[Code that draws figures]
....
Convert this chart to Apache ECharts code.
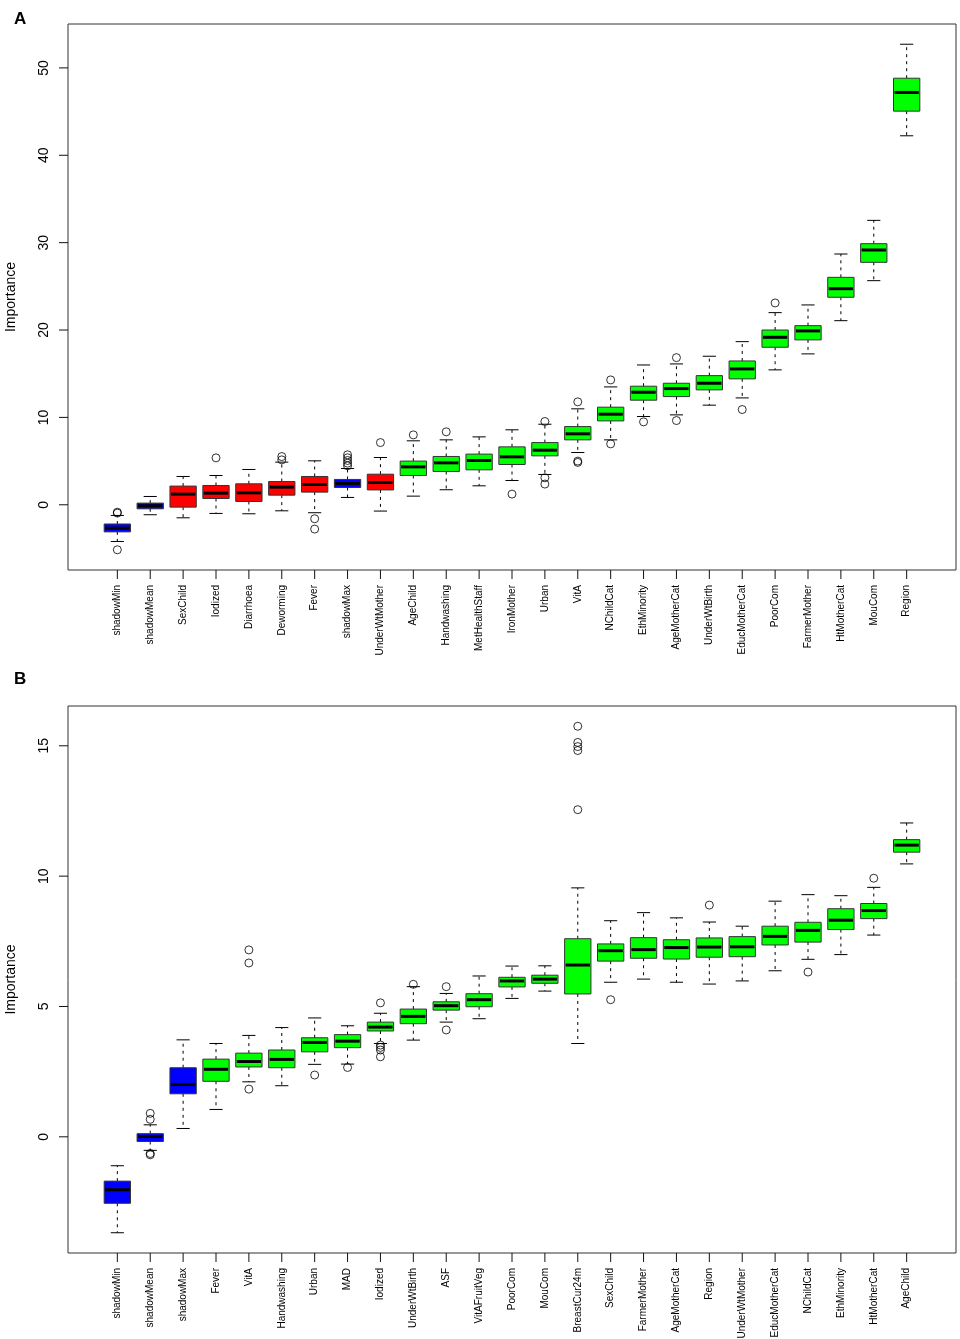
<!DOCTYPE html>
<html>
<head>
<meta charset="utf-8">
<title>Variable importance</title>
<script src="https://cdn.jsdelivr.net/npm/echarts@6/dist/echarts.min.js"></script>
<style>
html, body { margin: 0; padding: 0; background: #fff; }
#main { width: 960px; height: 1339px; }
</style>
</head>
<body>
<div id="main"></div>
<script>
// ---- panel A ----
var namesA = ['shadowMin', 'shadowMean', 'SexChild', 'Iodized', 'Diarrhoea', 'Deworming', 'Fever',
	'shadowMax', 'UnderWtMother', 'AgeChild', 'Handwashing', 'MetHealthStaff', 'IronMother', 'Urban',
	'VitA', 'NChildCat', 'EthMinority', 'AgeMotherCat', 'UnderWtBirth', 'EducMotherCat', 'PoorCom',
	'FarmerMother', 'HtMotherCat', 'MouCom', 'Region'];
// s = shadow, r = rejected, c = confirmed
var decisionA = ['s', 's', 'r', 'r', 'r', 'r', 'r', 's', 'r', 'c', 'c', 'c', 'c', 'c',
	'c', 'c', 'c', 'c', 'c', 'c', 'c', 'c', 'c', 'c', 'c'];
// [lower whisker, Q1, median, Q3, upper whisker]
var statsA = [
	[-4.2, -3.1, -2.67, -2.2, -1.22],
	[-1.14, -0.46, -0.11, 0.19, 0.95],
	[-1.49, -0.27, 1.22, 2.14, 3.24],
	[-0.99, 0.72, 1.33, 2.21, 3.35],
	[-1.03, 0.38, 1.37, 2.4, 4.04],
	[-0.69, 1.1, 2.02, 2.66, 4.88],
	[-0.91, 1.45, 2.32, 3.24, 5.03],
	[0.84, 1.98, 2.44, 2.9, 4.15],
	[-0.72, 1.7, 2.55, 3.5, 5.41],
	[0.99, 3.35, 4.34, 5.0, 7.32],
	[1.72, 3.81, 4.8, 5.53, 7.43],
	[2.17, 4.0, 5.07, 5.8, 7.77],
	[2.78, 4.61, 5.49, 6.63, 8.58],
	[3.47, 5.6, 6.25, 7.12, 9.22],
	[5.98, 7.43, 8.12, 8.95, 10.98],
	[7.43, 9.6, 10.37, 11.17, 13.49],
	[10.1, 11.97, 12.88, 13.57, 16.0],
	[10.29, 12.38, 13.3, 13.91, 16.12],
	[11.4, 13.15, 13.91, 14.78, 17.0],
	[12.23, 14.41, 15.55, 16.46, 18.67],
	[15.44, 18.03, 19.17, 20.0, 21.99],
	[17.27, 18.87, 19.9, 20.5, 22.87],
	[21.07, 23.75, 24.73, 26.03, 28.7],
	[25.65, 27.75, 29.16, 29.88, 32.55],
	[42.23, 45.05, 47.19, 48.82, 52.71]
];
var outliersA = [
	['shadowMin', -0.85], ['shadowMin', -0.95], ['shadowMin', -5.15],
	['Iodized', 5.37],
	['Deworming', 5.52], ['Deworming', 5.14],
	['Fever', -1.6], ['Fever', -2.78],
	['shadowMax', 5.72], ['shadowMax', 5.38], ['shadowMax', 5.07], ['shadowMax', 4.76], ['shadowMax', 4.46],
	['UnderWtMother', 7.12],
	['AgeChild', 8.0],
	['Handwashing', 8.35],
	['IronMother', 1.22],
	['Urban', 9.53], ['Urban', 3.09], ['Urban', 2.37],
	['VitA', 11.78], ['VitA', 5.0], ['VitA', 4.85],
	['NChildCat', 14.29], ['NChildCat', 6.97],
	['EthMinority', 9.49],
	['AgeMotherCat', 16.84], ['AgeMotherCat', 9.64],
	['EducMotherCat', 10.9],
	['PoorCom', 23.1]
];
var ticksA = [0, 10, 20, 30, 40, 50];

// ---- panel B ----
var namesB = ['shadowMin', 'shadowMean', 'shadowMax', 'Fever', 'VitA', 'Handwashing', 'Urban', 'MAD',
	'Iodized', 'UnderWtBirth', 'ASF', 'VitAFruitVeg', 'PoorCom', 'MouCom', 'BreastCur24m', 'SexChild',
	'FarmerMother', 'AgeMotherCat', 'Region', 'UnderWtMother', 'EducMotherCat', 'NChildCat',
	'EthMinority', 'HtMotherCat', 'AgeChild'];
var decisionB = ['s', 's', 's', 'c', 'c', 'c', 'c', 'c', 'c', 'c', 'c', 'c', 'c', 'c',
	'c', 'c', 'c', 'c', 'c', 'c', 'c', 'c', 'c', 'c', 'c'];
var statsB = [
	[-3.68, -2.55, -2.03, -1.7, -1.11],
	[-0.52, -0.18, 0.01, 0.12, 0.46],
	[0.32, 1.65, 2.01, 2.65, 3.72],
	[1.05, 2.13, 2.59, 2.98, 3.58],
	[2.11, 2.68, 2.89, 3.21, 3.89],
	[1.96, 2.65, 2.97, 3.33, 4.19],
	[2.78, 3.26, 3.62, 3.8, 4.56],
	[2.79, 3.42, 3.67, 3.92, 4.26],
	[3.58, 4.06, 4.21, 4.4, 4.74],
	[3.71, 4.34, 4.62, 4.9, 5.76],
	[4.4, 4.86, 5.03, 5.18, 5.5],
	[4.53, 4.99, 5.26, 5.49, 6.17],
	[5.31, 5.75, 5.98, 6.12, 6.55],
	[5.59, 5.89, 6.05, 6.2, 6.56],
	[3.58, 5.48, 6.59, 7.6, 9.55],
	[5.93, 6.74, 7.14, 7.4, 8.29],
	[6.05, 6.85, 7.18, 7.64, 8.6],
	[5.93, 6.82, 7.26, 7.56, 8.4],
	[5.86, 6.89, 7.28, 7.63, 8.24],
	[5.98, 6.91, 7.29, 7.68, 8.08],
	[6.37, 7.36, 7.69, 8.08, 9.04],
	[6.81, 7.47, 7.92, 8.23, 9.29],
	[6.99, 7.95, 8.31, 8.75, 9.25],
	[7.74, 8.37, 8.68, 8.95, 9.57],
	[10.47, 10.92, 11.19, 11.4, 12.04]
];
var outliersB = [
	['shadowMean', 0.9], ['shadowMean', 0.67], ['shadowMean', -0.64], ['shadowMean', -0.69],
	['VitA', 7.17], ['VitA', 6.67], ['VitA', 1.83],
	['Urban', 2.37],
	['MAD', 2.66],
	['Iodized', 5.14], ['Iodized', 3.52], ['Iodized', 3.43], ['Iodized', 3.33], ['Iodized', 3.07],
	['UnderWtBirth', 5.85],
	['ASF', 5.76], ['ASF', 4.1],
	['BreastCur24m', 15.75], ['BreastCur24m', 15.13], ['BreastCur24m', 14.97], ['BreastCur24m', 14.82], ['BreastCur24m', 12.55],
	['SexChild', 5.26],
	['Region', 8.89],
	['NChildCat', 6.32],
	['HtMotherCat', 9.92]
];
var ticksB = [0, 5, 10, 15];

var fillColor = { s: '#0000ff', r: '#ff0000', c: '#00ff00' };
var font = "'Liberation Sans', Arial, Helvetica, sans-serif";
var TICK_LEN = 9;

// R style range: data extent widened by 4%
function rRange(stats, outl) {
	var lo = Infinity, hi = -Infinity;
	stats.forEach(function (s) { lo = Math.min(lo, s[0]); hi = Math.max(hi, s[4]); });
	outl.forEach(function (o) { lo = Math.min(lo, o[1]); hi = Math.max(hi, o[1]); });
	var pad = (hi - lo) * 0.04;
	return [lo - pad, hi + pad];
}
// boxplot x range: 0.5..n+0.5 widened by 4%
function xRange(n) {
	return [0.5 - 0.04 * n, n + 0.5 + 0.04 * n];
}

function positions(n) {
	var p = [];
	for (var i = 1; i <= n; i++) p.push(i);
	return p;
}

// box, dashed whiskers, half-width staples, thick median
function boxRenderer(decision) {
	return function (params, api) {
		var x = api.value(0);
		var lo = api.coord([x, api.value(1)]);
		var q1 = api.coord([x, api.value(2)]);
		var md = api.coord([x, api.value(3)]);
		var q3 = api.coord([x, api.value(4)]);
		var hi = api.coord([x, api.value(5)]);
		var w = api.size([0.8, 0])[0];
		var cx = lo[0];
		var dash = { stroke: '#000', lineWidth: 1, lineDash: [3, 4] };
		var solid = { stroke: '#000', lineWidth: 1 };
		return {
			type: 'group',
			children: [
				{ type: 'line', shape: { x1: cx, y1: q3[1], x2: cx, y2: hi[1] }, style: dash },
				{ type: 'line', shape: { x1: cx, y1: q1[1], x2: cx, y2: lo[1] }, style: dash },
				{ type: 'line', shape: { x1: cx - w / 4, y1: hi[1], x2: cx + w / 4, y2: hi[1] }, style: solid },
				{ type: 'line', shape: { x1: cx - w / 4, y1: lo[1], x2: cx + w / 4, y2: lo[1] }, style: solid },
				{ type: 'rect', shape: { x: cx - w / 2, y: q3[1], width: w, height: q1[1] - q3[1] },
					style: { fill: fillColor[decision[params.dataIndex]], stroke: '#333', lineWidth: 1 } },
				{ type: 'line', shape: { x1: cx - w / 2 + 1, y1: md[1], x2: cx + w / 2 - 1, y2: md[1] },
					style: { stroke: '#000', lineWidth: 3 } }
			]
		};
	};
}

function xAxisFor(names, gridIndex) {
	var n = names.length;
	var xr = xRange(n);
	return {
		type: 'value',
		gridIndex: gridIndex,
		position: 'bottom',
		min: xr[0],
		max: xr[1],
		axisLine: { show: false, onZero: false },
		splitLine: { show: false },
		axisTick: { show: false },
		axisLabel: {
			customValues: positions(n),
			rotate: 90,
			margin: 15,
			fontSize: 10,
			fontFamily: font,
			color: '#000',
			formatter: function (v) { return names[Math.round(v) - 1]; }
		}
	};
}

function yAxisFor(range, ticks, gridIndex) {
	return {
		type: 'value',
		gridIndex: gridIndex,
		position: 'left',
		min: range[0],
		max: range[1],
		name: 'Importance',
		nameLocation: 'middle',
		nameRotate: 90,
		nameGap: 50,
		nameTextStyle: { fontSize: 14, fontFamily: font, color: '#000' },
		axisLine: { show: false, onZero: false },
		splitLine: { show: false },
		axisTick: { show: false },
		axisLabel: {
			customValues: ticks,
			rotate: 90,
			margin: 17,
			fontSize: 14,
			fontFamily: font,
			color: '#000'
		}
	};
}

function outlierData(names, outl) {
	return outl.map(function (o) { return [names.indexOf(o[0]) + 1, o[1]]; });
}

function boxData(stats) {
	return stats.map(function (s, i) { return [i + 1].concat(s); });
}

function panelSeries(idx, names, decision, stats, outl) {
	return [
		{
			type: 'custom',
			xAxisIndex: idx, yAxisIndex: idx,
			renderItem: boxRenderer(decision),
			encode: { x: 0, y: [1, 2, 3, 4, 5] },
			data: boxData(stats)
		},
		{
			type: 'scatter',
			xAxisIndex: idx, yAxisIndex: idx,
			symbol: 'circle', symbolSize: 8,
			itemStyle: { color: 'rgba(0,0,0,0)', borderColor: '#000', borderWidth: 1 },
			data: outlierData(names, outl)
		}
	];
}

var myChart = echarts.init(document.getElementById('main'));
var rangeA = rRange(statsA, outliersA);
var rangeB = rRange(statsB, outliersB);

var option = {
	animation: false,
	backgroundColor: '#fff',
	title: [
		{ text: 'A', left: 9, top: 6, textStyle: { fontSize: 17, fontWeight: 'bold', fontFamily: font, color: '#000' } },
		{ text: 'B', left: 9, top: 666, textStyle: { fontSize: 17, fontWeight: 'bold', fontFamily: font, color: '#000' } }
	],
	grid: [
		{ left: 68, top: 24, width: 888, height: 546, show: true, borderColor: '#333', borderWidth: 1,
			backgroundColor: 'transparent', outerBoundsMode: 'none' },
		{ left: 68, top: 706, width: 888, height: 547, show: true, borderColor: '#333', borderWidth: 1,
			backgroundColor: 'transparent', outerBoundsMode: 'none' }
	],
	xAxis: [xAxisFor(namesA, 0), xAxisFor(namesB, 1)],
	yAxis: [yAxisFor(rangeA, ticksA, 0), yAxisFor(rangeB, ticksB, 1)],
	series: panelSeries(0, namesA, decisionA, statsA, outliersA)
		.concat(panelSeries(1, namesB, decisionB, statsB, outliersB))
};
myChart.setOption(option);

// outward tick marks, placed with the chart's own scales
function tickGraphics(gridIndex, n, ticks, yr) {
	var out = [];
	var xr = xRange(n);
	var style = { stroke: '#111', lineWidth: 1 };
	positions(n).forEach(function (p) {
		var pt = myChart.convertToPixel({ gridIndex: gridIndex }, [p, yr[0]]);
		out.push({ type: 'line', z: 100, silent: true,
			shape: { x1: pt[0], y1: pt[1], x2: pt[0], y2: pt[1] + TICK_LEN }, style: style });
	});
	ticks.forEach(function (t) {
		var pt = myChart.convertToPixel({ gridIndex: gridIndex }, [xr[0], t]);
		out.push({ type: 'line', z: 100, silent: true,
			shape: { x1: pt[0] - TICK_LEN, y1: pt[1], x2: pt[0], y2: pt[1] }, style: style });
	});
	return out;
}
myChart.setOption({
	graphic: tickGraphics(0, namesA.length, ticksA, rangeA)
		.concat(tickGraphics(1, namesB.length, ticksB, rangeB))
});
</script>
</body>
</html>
....
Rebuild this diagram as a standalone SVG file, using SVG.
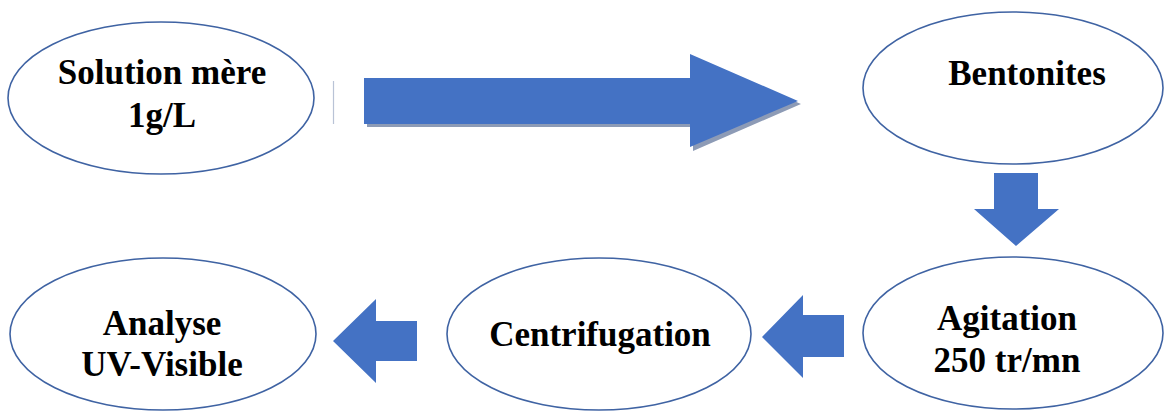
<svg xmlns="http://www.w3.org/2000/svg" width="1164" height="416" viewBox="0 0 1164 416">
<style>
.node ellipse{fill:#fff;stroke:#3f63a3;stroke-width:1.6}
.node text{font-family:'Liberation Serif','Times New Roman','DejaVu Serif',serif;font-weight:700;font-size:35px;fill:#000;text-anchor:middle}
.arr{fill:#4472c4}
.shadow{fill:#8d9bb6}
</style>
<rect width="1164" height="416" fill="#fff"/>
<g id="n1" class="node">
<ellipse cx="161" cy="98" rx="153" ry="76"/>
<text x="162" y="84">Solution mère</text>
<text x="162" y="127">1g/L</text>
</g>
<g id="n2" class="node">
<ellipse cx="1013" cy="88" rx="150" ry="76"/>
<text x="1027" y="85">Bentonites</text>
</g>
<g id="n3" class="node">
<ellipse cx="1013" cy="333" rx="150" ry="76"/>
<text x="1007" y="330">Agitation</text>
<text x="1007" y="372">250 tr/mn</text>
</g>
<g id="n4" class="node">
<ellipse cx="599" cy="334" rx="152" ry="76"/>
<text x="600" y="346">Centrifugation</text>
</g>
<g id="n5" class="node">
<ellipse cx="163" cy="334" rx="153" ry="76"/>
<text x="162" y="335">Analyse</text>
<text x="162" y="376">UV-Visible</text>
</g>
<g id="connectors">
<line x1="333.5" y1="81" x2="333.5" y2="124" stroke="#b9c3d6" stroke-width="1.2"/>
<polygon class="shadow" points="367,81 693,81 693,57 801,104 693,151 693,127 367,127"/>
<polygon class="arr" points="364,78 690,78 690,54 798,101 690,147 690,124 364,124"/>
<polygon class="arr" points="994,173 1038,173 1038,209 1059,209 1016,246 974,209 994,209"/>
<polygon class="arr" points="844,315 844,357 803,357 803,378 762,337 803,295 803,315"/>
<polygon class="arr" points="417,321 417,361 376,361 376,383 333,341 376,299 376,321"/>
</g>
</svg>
....
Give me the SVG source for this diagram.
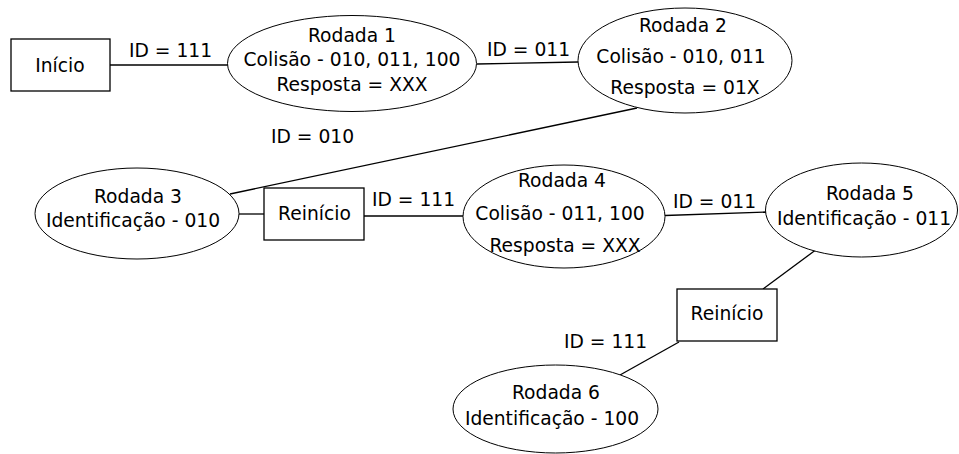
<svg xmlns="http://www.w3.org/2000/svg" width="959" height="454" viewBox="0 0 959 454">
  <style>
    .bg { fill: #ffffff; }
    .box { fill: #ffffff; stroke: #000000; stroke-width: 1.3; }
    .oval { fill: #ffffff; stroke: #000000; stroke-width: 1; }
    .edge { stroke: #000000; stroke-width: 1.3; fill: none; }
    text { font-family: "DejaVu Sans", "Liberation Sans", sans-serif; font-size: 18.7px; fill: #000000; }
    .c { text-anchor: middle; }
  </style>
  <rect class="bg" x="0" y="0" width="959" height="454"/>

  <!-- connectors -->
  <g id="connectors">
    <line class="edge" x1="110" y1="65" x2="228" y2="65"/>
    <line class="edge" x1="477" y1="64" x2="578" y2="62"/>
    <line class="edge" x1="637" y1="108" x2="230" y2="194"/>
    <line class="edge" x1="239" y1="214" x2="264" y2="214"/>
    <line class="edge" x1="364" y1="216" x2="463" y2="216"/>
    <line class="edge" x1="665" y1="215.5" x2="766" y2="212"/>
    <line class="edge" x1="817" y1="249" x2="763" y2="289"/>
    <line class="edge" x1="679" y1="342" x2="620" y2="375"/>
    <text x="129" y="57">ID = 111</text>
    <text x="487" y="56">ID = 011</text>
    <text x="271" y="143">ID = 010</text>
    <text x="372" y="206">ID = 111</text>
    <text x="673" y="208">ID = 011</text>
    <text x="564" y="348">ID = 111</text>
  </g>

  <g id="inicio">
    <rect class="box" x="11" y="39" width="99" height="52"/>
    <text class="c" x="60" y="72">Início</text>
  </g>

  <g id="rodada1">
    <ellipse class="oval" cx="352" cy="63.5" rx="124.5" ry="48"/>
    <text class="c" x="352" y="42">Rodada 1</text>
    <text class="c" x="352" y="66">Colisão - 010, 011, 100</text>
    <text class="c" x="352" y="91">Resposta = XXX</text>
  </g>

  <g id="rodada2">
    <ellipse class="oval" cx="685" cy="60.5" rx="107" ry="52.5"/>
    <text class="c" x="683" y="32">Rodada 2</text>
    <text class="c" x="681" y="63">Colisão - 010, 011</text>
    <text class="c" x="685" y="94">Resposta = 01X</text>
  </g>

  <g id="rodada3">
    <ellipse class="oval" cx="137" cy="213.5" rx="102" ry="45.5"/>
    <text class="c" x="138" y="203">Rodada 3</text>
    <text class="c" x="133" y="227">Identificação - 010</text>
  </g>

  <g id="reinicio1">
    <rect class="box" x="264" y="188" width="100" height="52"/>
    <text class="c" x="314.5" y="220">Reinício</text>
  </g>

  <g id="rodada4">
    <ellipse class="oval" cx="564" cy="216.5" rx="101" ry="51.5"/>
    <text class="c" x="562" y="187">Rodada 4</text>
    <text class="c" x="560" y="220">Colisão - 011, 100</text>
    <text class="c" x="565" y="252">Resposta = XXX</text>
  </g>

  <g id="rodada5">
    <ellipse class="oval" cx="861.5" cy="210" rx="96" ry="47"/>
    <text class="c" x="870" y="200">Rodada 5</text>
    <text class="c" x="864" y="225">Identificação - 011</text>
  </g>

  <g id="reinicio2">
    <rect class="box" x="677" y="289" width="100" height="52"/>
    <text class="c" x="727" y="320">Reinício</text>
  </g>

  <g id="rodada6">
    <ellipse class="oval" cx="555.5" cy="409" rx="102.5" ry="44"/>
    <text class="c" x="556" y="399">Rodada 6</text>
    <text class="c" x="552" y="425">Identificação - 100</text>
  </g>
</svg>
....
=== EXERCISE ===
Show, from the material above, each line that includes the string "this".

=== EXERCISE ANSWER ===
Convert this chart to Apache ECharts code.
Rebuild this diagram as a standalone SVG file, using SVG.
Give me the SVG source for this diagram.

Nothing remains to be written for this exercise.